August 13th, 2007 at 8:54 am
Or a photo of Janet Reno dancing naked?
Steve both you and I had to endure a dinner banquet with Ms Reno. I think we left and went out to the silent auction area at that time. That comment was wrong, just plain wrong!
August 13th, 2007 at 8:57 am
Hey, Janet Reno looks pretty damn good to me, pal. So do the bananas.
August 13th, 2007 at 10:56 am
If they want faster results, they should be putting those bananas in the other end of the thief. Unpeeled.
August 13th, 2007 at 11:49 am
As the song says; “…there were thirty…thousand….pounds…of BANANAS!”

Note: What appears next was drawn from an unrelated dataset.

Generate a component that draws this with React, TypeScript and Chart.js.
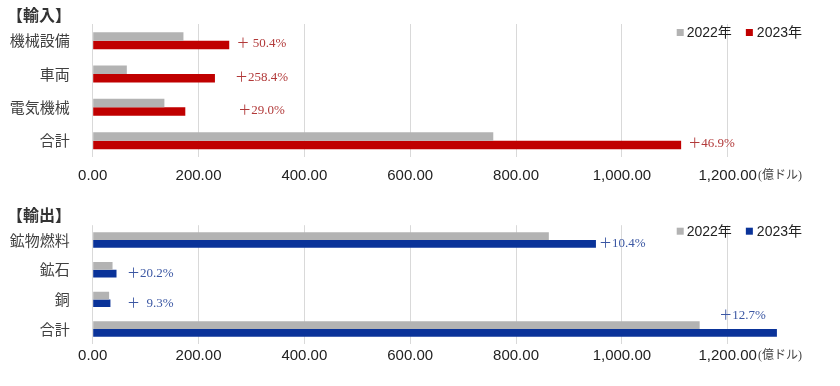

August 13th, 2007 at 12:16 pm
Yes, we have no bananas……
Think the US should will adopt this technique of interrogation to replace waterboarding?
August 13th, 2007 at 12:22 pm
Damn, you beat me to it, CL!
August 13th, 2007 at 1:32 pm
I like bananas because they have a peal.
August 13th, 2007 at 2:58 pm
Even though they’re technically not part of the United States, I’m surprised to see Indians letting the police get away with this. There’s no mention of the spacific tribe that did it — I just hope it wasn’t the Seminoles because I go out there alot to see concerts.
August 13th, 2007 at 3:48 pm
Ted End: As a Seminole myself, I can assure you it wasn’t us. In fact, it wasn’t “that kind” of “Indian” at all. It was a person from a place called India, ever hear of it? That’s why they’re called “Indians,” and we’re called “Native Americans.” Or, to put in words you might be more familiar with, Red Dots, not Moccasins.
Glad you like the concerts. We’re a happy friendly people who enjoy sharing our simple culture. Heap good for making wampum, too. Ugh.
August 14th, 2007 at 7:20 am
Ted, Dot head indians who own 7-11 stores not wooo wooo indians that own smoke shops on 441.
August 14th, 2007 at 8:16 am
That’s a terrific graphic. Brought tears to my eyes (and actually made me hungry). Bananas are beautiful people.